Material

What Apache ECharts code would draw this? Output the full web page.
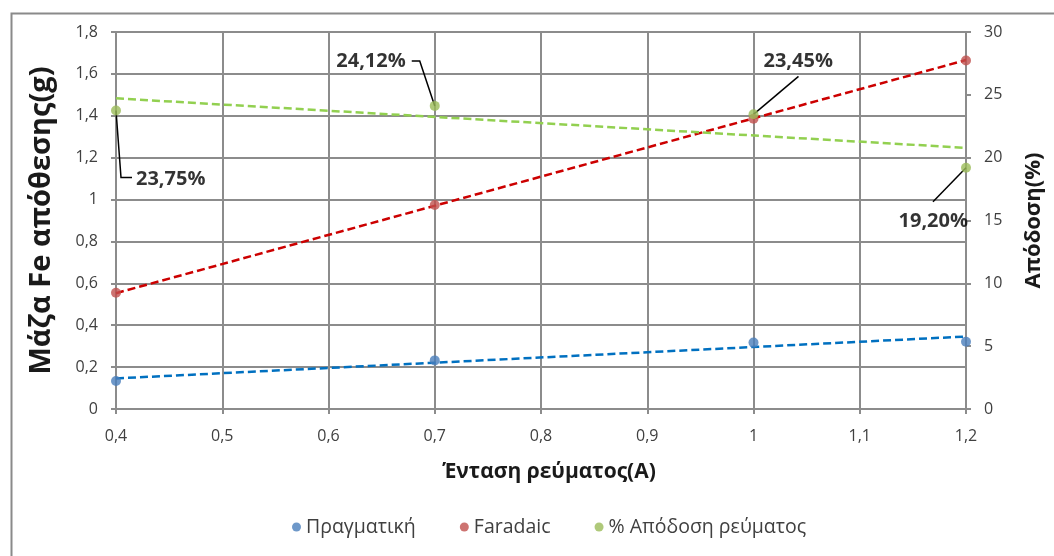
<!DOCTYPE html>
<html>
<head>
<meta charset="utf-8">
<script src="https://cdn.jsdelivr.net/npm/echarts@6/dist/echarts.min.js"></script>
<style>
  html, body { margin: 0; padding: 0; background: #fff; }
  #chart { width: 1054px; height: 556px; }
</style>
</head>
<body>
<div id="chart"></div>
<script>
// Current intensity (A)
const currents = [0.4, 0.7, 1.0, 1.2];
// Deposited Fe mass (g)
const massActual = [0.134, 0.232, 0.317, 0.321];
const massFaradaic = [0.555, 0.974, 1.386, 1.664];
// Current efficiency (%)
const efficiency = [23.75, 24.12, 23.45, 19.20];

// Linear trendline end values at x = 0.4 and x = 1.2
const trendX = [0.4, 1.2];
const trendActual = [0.146, 0.346];
const trendFaradaic = [0.553, 1.666];
const trendEfficiency = [24.72, 20.78];

const seriesNames = ['Πραγματική', 'Faradaic', '% Απόδοση ρεύματος'];

const FONT = '"Open Sans", "Noto Sans", sans-serif';
const GRID_COLOR = '#8c8c8c';
const TEXT_COLOR = '#404040';

const pairs = (xs, ys) => xs.map((x, i) => [x, ys[i]]);
const comma = (v, d) => String(+v.toFixed(d)).replace('.', ',');

// Offsets of each efficiency label and its leader line, relative to the point
const labelPlacement = [
  { dx: 20, dy: 69, align: 'left', line: [[0, 0], [5, 67], [16, 67]] },
  { dx: -29, dy: -45, align: 'right', line: [[0, 0], [-15, -45], [-23, -45]] },
  { dx: 10, dy: -53, align: 'left', line: [[0, 0], [45, -38]] },
  { dx: 2, dy: 54, align: 'right', line: [[0, 0], [-33, 34]] }
];

const chart = echarts.init(document.getElementById('chart'), null, { renderer: 'canvas' });

const trendLine = (name, data, color, yAxisIndex) => ({
  name: name,
  type: 'line',
  yAxisIndex: yAxisIndex,
  data: data,
  symbol: 'none',
  silent: true,
  z: 3,
  lineStyle: { color: color, width: 2.5, type: [8, 4] }
});

const axisCommon = {
  type: 'value',
  nameLocation: 'middle',
  axisLine: { show: true, onZero: false, lineStyle: { color: GRID_COLOR, width: 2 } },
  axisTick: { show: true, length: 5, lineStyle: { color: GRID_COLOR, width: 2 } }
};

chart.setOption({
  animation: false,
  textStyle: { fontFamily: FONT },
  graphic: [{
    type: 'rect',
    left: 9, top: 11,
    shape: { width: 1100, height: 600 },
    style: { fill: 'none', stroke: '#8a8a8a', lineWidth: 2 },
    silent: true
  }],
  grid: { left: 116, right: 88, top: 32, bottom: 147 },
  legend: {
    data: seriesNames,
    bottom: 14,
    left: 287,
    icon: 'circle',
    itemWidth: 9,
    itemHeight: 9,
    itemGap: 44,
    textStyle: { fontSize: 19.5, color: '#404040', fontFamily: FONT }
  },
  xAxis: Object.assign({}, axisCommon, {
    min: 0.4, max: 1.2, interval: 0.1,
    name: 'Ένταση ρεύματος(A)',
    nameGap: 53,
    nameTextStyle: { fontSize: 21, fontWeight: 'bold', color: '#1a1a1a', fontFamily: FONT, padding: [0, 0, 0, 16] },
    splitLine: { show: true, lineStyle: { color: GRID_COLOR, width: 2 } },
    axisLabel: { fontSize: 16, color: TEXT_COLOR, margin: 19, formatter: v => comma(v, 1) }
  }),
  yAxis: [Object.assign({}, axisCommon, {
    min: 0, max: 1.8, interval: 0.2,
    name: 'Μάζα Fe απόθεσης(g)',
    nameGap: 60,
    nameTextStyle: { fontSize: 29, fontWeight: 'bold', color: '#1a1a1a', fontFamily: FONT },
    splitLine: { show: true, lineStyle: { color: GRID_COLOR, width: 2 } },
    axisLabel: { fontSize: 16, color: TEXT_COLOR, margin: 18, formatter: v => comma(v, 1) }
  }), Object.assign({}, axisCommon, {
    min: 0, max: 30, interval: 5,
    name: 'Απόδοση(%)',
    nameGap: 57,
    nameRotate: 90,
    nameTextStyle: { fontSize: 22, fontWeight: 'bold', color: '#1a1a1a', fontFamily: FONT },
    splitLine: { show: false },
    axisLabel: { fontSize: 16, color: TEXT_COLOR, margin: 18 }
  })],
  series: [
    trendLine('trend-actual', pairs(trendX, trendActual), '#0070C0', 0),
    trendLine('trend-faradaic', pairs(trendX, trendFaradaic), '#CC0000', 0),
    trendLine('trend-efficiency', pairs(trendX, trendEfficiency), '#92D050', 1),
    {
      // leader lines from each efficiency point to its label
      name: 'leaders',
      type: 'custom',
      yAxisIndex: 1,
      silent: true,
      z: 3,
      data: pairs(currents, efficiency),
      encode: { x: 0, y: 1 },
      renderItem: function (params, api) {
        const pt = api.coord([api.value(0), api.value(1)]);
        const off = labelPlacement[params.dataIndex].line;
        return {
          type: 'polyline',
          shape: { points: off.map(q => [pt[0] + q[0], pt[1] + q[1]]) },
          style: { stroke: '#000', lineWidth: 1.5, fill: null }
        };
      }
    },
    {
      name: seriesNames[0],
      type: 'scatter',
      yAxisIndex: 0,
      data: pairs(currents, massActual),
      symbolSize: 10,
      itemStyle: { color: '#4A7EBB' },
      z: 4
    },
    {
      name: seriesNames[1],
      type: 'scatter',
      yAxisIndex: 0,
      data: pairs(currents, massFaradaic),
      symbolSize: 10,
      itemStyle: { color: '#C0504D' },
      z: 4
    },
    {
      name: seriesNames[2],
      type: 'scatter',
      yAxisIndex: 1,
      data: pairs(currents, efficiency),
      symbolSize: 10,
      itemStyle: { color: '#9BBB59' },
      z: 4,
      label: {
        show: true,
        fontSize: 20,
        fontWeight: 'bold',
        color: '#000',
        fontFamily: FONT,
        formatter: p => p.value[1].toFixed(2).replace('.', ',') + '%'
      },
      labelLayout: function (params) {
        const r = params.rect;
        const cx = r.x + r.width / 2;
        const cy = r.y + r.height / 2;
        const p = labelPlacement[params.dataIndex];
        return {
          x: cx + p.dx,
          y: cy + p.dy,
          align: p.align,
          verticalAlign: 'middle'
        };
      }
    }
  ]
});
</script>
</body>
</html>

What you are asked to do
Write down every line from the opening of the listing to the line with "const TEXT_COLOR = '#404040';", both included, and nothing else; the pictures are omitted.

Exercise solution
What Apache ECharts code would draw this? Output the full web page.
<!DOCTYPE html>
<html>
<head>
<meta charset="utf-8">
<script src="https://cdn.jsdelivr.net/npm/echarts@6/dist/echarts.min.js"></script>
<style>
  html, body { margin: 0; padding: 0; background: #fff; }
  #chart { width: 1054px; height: 556px; }
</style>
</head>
<body>
<div id="chart"></div>
<script>
// Current intensity (A)
const currents = [0.4, 0.7, 1.0, 1.2];
// Deposited Fe mass (g)
const massActual = [0.134, 0.232, 0.317, 0.321];
const massFaradaic = [0.555, 0.974, 1.386, 1.664];
// Current efficiency (%)
const efficiency = [23.75, 24.12, 23.45, 19.20];

// Linear trendline end values at x = 0.4 and x = 1.2
const trendX = [0.4, 1.2];
const trendActual = [0.146, 0.346];
const trendFaradaic = [0.553, 1.666];
const trendEfficiency = [24.72, 20.78];

const seriesNames = ['Πραγματική', 'Faradaic', '% Απόδοση ρεύματος'];

const FONT = '"Open Sans", "Noto Sans", sans-serif';
const GRID_COLOR = '#8c8c8c';
const TEXT_COLOR = '#404040';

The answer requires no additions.